Information and data - Libraries as somewhere on the journey

I am using this blog post as a way of collecting my thoughts around data, linked data, the semantic web and where libraries sit in all this. Traditionally libraries have been very much a one stop shop. Whether this has been a search the catalogue, find the book and get it out approach, or the search the database, find the article, read it or download it experience, libraries have tended to be the start and the finish of a search inquiry.  We of course have been very happy about this too, as it has built on the foundation of the value of libraries being in the storage of information.

However the world is changing and libraries are already examining how they stay relevant in this new world and find their place.  I am an exponent of part of the value of public libraries lying in the relationships they build with their communities and starting to provide the facilities for them to tell their own stories how and when they like.  To move away from the more traditional curated approach of storage and retrieval and become a powerhouse of community creativity by fostering it and encouraging it in the way they capture and store their realities of being alive.

However, this is not the only place that libraries can improve their value proposition.

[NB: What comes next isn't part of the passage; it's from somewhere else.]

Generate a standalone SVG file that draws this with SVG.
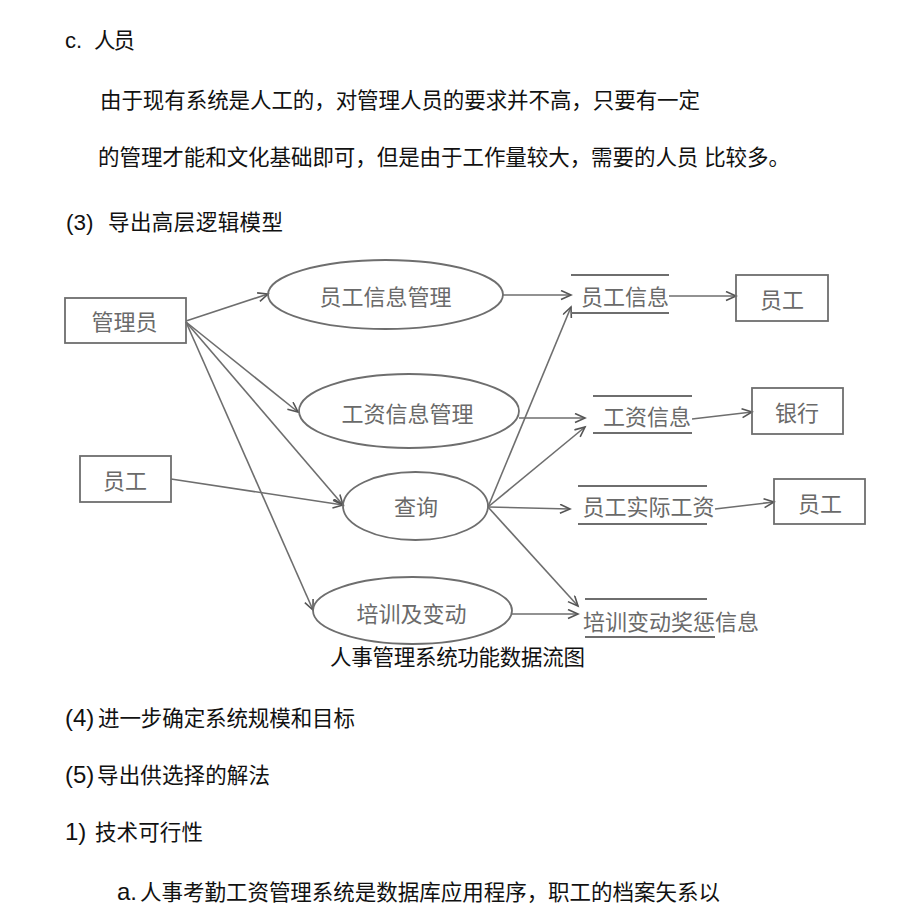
<svg xmlns="http://www.w3.org/2000/svg" width="920" height="920" viewBox="0 0 920 920">
<style>
.body{font-family:"Liberation Sans","Noto Sans CJK SC",sans-serif;font-size:21.5px;fill:#111;}
.lat{font-family:"Liberation Sans",sans-serif;font-size:24px;fill:#111;}
.lbl{font-family:"Noto Sans CJK SC","Noto Sans CJK JP",sans-serif;font-size:22px;fill:#6a6a6a;text-anchor:middle;dominant-baseline:central;}
.shape{fill:none;stroke:#6e6e6e;stroke-width:1.8;}
.store{stroke:#6e6e6e;stroke-width:1.8;}
.conn{fill:none;stroke:#6e6e6e;stroke-width:1.6;}
</style>
<defs>
<marker id="arr" markerUnits="userSpaceOnUse" markerWidth="14" markerHeight="12" refX="11" refY="5" orient="auto">
<path d="M1,0.5 L11,5 L1,9.5" fill="none" stroke="#555" stroke-width="1.6"/>
</marker>
</defs>
<rect width="920" height="920" fill="#fff"/>
<g id="text-body">
<text class="lat" x="65" y="48" style="font-size:22px">c.</text>
<text class="body" x="94" y="48" textLength="41">人员</text>
<text class="body" x="100" y="108" textLength="600">由于现有系统是人工的，对管理人员的要求并不高，只要有一定</text>
<text class="body" x="98" y="165" textLength="692">的管理才能和文化基础即可，但是由于工作量较大，需要的人员 比较多。</text>
<text class="lat" x="66" y="230" style="font-size:22.5px">(3)</text>
<text class="body" x="108" y="230" textLength="175">导出高层逻辑模型</text>
<text class="body" x="330" y="665" textLength="255">人事管理系统功能数据流图</text>
<text class="lat" x="65" y="726">(4)</text>
<text class="body" x="98" y="726" textLength="257">进一步确定系统规模和目标</text>
<text class="lat" x="65" y="783">(5)</text>
<text class="body" x="97" y="783" textLength="173">导出供选择的解法</text>
<text class="lat" x="65" y="840">1)</text>
<text class="body" x="95" y="840" textLength="108">技术可行性</text>
<text class="lat" x="117" y="900">a.</text>
<text class="body" x="140" y="900" textLength="580">人事考勤工资管理系统是数据库应用程序，职工的档案矢系以</text>
</g>
<g id="connectors">
<path class="conn" marker-end="url(#arr)" d="M186,321 L268,294"/>
<path class="conn" marker-end="url(#arr)" d="M186,322 L298,412"/>
<path class="conn" marker-end="url(#arr)" d="M186,322 L343,505"/>
<path class="conn" marker-end="url(#arr)" d="M186,322 L313,610"/>
<path class="conn" marker-end="url(#arr)" d="M171,479 L343,505"/>
<path class="conn" marker-end="url(#arr)" d="M503,295 L571,295"/>
<path class="conn" marker-end="url(#arr)" d="M488,507 L571,307"/>
<path class="conn" marker-end="url(#arr)" d="M519,418 L585,418"/>
<path class="conn" marker-end="url(#arr)" d="M488,507 L585,427"/>
<path class="conn" marker-end="url(#arr)" d="M488,507 L570,509"/>
<path class="conn" marker-end="url(#arr)" d="M488,507 L578,606"/>
<path class="conn" marker-end="url(#arr)" d="M512,614 L578,614"/>
<path class="conn" marker-end="url(#arr)" d="M669,296 L736,296"/>
<path class="conn" marker-end="url(#arr)" d="M692,419 L752,412"/>
<path class="conn" marker-end="url(#arr)" d="M715,509 L774,502"/>
</g>
<g id="n-admin"><rect class="shape" x="65" y="298" width="121" height="45"/><text class="lbl" x="124.5" y="320">管理员</text></g>
<g id="n-staff-left"><rect class="shape" x="80" y="456" width="91" height="46"/><text class="lbl" x="125" y="479">员工</text></g>
<g id="p-staffinfo"><ellipse class="shape" cx="385.5" cy="294.5" rx="117.5" ry="34.5"/><text class="lbl" x="385.5" y="295">员工信息管理</text></g>
<g id="p-salary"><ellipse class="shape" cx="409" cy="411" rx="110" ry="37"/><text class="lbl" x="407.5" y="412">工资信息管理</text></g>
<g id="p-query"><ellipse class="shape" cx="415.5" cy="506" rx="72.5" ry="34"/><text class="lbl" x="416" y="505">查询</text></g>
<g id="p-training"><ellipse class="shape" cx="412.5" cy="610.5" rx="99.5" ry="33.5"/><text class="lbl" x="411.5" y="612">培训及变动</text></g>
<g id="d-staffinfo"><line class="store" x1="571" y1="275" x2="669" y2="275"/><line class="store" x1="571" y1="313" x2="669" y2="313"/><text class="lbl" x="625" y="295">员工信息</text></g>
<g id="d-salary"><line class="store" x1="593" y1="396" x2="692" y2="396"/><line class="store" x1="593" y1="433" x2="692" y2="433"/><text class="lbl" x="647" y="415">工资信息</text></g>
<g id="d-realsalary"><line class="store" x1="578" y1="486" x2="707" y2="486"/><line class="store" x1="578" y1="524" x2="707" y2="524"/><text class="lbl" x="648.5" y="505">员工实际工资</text></g>
<g id="d-training"><line class="store" x1="585" y1="599" x2="707" y2="599"/><line class="store" x1="585" y1="637" x2="715" y2="637"/><text class="lbl" x="671" y="620">培训变动奖惩信息</text></g>
<g id="n-staff-r1"><rect class="shape" x="736" y="275" width="92" height="46"/><text class="lbl" x="782" y="298">员工</text></g>
<g id="n-bank"><rect class="shape" x="752" y="388" width="91" height="46"/><text class="lbl" x="797" y="411">银行</text></g>
<g id="n-staff-r2"><rect class="shape" x="774" y="479" width="91" height="45"/><text class="lbl" x="820" y="502">员工</text></g>
</svg>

Of course there are many possible places this can be done. One opportunity that I have been discussing with colleagues recently, is the idea of libraries as not the beginning or end of a search, but much more just a cog in a global information and data storage network of linked data.

Libraries have data, lots of data.  What has begun to restrict us and indeed lesson our perceived value, is that lots of other people have information too and often it is easier to find.  It might not be as trustworthy or as vetted, but as we are seeing, this does not matter when people can be easily presented with multiple sources, multiple reference points, and it is all so easy.  We can thank Google for this, and whether we like it or not, they have done their job very well and people like going there to find information.

So what if libraries redesigned themselves, to share their records and enable this information to be harvested?  If we started to view ourselves not as the physical place people came to find something, or the website that people visited to find information.  Rather, what if we viewed ourselves as a global contributor to knowledge, to search and to helping people find what they need.  To help them go where they need to go online to find information.  What if we started designing our storage with this in mind and designed our search to start trawling the semantic web.  Our results to bring back not only information we held, but information held by others around the world, and not just in databases we subscribe to.  Our information to be available to all who want it, as they look for what they need.

This approach would take not just a quantum shift in thought by many libraries, but by their funders too.  Public libraries are in general funded by their local communities and as such they tend to take a very limited approach to the value they create by looking locally.  Indeed, it would be very hard in most cases to argue to your local funder that there was value in creating content for the global community, rather than the local.  Yet, I believe it is worth trying to have these discussions and create this sort of thought shift.  Surely if enough of us took this view, then the global benefit would flow all directions and it would be an argument that held good weight both in benefit to the community and the global good.

Also, of course, much of this approach would require a shift in thought by library management system vendors and by the publishers of content the libraries currently buy or subscribe to.  The concept of wide sharing of data and information runs counter to the profit model for these businesses (especially publishing) and yet, for the continued survival of libraries and therefore the purchase of their resources, this model might need to change.

To come full circle, not all data libraries have is purchased.  Imagine, a world, where libraries enabled their communities to tell their stories.  Enabled them to store them, create them, and entertain with them.  Imagine a world, where these stories where shared not only locally,  but globally.  Where you could search from one place and travel the world, reading about people, communities, experiences and what it means to be part of humanity.  Isn't that a dream worth holding and trying to make a reality?  Might that not be a world, where libraries were valued and an integral part of the wealth, spirit and soul of both their hometowns and the world in general?